Apesar de muito já ter ouvido falar de Simone de Beauvoir e sua contribuição para a teoria feminista além do seu ativismo político, ainda não havia lido nenhum escrito dela. Decidi começar pelo curtíssimo Mal-entendido em Moscou, uma novela na qual Beauvoir mescla fatos biográficos e fictícios em um belo exemplo de romance de autoficção.
A história, escrita nos fins da década de 60 e publicada em 1992, traz como protagonistas Nicole e André, casados, na casa dos sessenta, em uma vista à União Soviética. O casal, que mora em Paris, viajou até a URSS para visitar Macha, filha do primeiro casamento de André, que acompanha ambos em uma route tour pelo país. Mas, mais do que um diário de viagem, Beauvoir traz os dissabores e o desassossego que permeiam a vida do casal. A narrativa alterna-se entre Nicole e André. Altercações curtas em que muito nos é mostrado em pensamentos e poucos são os apontamentos que são verbalizados entre os personagens. Beauvoir nos torna assim observadores oniscientes enquanto seus personagens permanecem ilhados em suas interpretações e reminiscências.

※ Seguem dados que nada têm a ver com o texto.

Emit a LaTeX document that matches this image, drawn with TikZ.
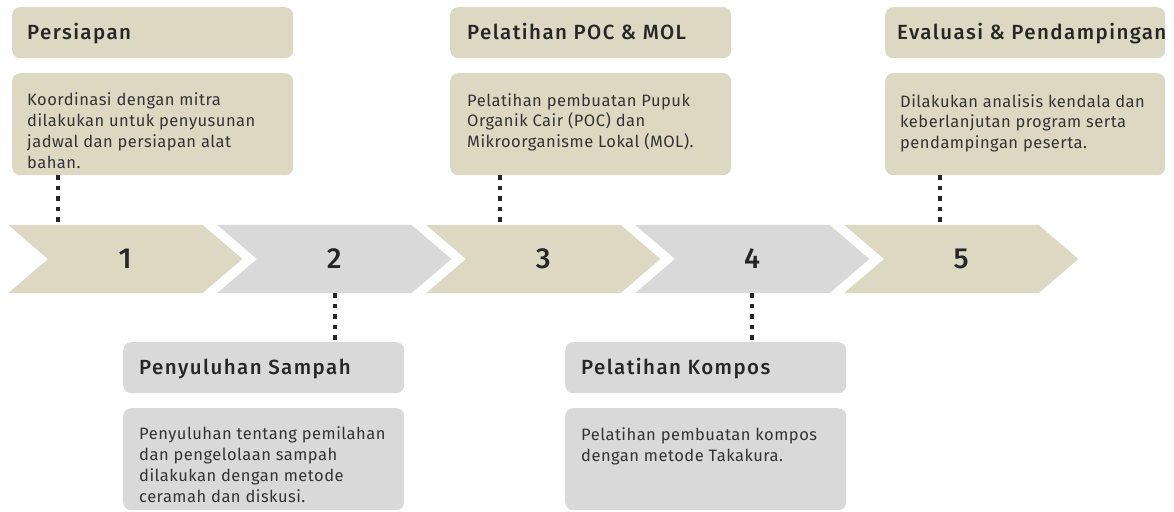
\documentclass[tikz,border=0pt]{standalone}
\usepackage{fontspec}
\setmainfont{Fira Sans}
\newfontfamily\titlefont{Fira Sans Medium}[LetterSpace=7]
\newfontfamily\bodyfont{Fira Sans}[LetterSpace=3]
\newfontfamily\numfont{Fira Sans Medium}
\usetikzlibrary{backgrounds}
\definecolor{beige}{HTML}{DDD8C2}
\definecolor{grayc}{HTML}{D9D9D9}
\definecolor{ink}{HTML}{262626}
\definecolor{bodyc}{HTML}{333333}
\begin{document}
\begin{tikzpicture}[x=1pt,y=-1pt,
  box/.style={rounded corners=8pt, inner sep=0pt, anchor=north west, minimum width=281pt},
  titlebox/.style={box, minimum height=51pt},
  descbox/.style={box, minimum height=102pt},
  ttl/.style={anchor=base west, inner sep=0pt, font=\titlefont\fontsize{20.5}{24}\selectfont, text=ink},
  dsc/.style={anchor=base west, inner sep=0pt, align=left, font=\bodyfont\fontsize{16.5}{20.7}\selectfont, text=bodyc},
  chev/.style={minimum width=234pt, minimum height=68pt, inner sep=0pt, anchor=west, font=\numfont\fontsize{29}{30}\selectfont, text=ink},
  conn/.style={draw=ink, line width=4.5pt, dash pattern=on 4.5pt off 6pt},
]
\useasboundingbox (0,0) rectangle (1174,511);

% chevrons
\foreach \i/\x/\c in {1/8/beige,2/217/grayc,3/426/beige,4/635/grayc,5/844/beige}{
  \node[chev] (ch\i) at (\x,259) {\i};
  \begin{pgfonlayer}{background}
    \fill[\c] (ch\i.north west) -- ([xshift=-40pt]ch\i.north east) -- (ch\i.east)
      -- ([xshift=-40pt]ch\i.south east) -- (ch\i.south west) -- ([xshift=40pt]ch\i.west) -- cycle;
  \end{pgfonlayer}
}

% top boxes
\node[titlebox, fill=beige] (t1) at (12,7) {};
\node[descbox, fill=beige] (d1) at (12,73) {};
\node[titlebox, fill=beige] (t3) at (450,7) {};
\node[descbox, fill=beige] (d3) at (450,73) {};
\node[titlebox, fill=beige, minimum width=280pt] (t5) at (885,7) {};
\node[descbox, fill=beige, minimum width=280pt] (d5) at (885,73) {};

% bottom boxes
\node[titlebox, fill=grayc] (t2) at (123,342) {};
\node[descbox, fill=grayc] (d2) at (123,408) {};
\node[titlebox, fill=grayc] (t4) at (565,342) {};
\node[descbox, fill=grayc] (d4) at (565,408) {};

% titles
\node[ttl] (tt1) at (27,39.5) {Persiapan};
\node[ttl] (tt3) at (467,39.5) {Pelatihan POC \& MOL};
\node[ttl] (tt5) at (897,39.5) {Evaluasi \& Pendampingan};
\node[ttl] (tt2) at (139,374) {Penyuluhan Sampah};
\node[ttl] (tt4) at (581,374) {Pelatihan Kompos};

% descriptions (base anchor = last line's baseline)
\node[dsc] (tx1) at (27,168) {Koordinasi dengan mitra\\dilakukan untuk penyusunan\\jadwal dan persiapan alat\\bahan.};
\node[dsc] (tx3) at (467,147.5) {Pelatihan pembuatan Pupuk\\Organik Cair (POC) dan\\Mikroorganisme Lokal (MOL).};
\node[dsc] (tx5) at (900,148.5) {Dilakukan analisis kendala dan\\keberlanjutan program serta\\pendampingan peserta.};
\node[dsc] (tx2) at (139,502) {Penyuluhan tentang pemilahan\\dan pengelolaan sampah\\dilakukan dengan metode\\ceramah dan diskusi.};
\node[dsc] (tx4) at (581,461.5) {Pelatihan pembuatan kompos\\dengan metode Takakura.};

% connectors
\coordinate (k1) at (58,0);
\coordinate (k2) at (335,0);
\coordinate (k3) at (500,0);
\coordinate (k4) at (752,0);
\coordinate (k5) at (940,0);
\draw[conn] (k1 |- d1.south) -- (k1 |- ch1.north);
\draw[conn] (k3 |- d3.south) -- (k3 |- ch3.north);
\draw[conn] (k5 |- d5.south) -- (k5 |- ch5.north);
\draw[conn] (k2 |- ch2.south) -- (k2 |- t2.north);
\draw[conn] (k4 |- ch4.south) -- (k4 |- t4.north);
\end{tikzpicture}
\end{document}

Com André, que foi criado no culto a Lênin por uma mãe ainda militante do Partido Comunista, Beauvoir traz a política; o desapontamento com os regimes: o capitalismo no qual ele vive e o socialismo que ele ocasionalmente visita; as frustrações de André com sua carreira e os anseios pela compensação da velhice que não veio. Com Nicole ela envereda por discussões envolvendo a sexualidade feminina e seu confrontamento com a idade; os anseios feministas frustrados e a percepção da inveja de não ter crescido num país em que as mulheres não têm complexo de inferioridade e se entregam à atividades consideradas por muitos como tipicamente masculinas.
“Manter a vitalidade, a alegria e a presença de espírito é continuar jovem. Logo, são próprios da velhice a rotina, a melancolia, a caduquice. Dizem: a velhice não existe, não é nada; quando a encontram, fantasiam-na em palavras mentirosas. ” (Página 32)
Questionamentos que levam o casal a perceber além da crise política, a conjugal. Pequenos mal-entendidos que precisam sair do plano das ideias e colocados em discussão, antes que os desencontros se tornem uma separação permanente.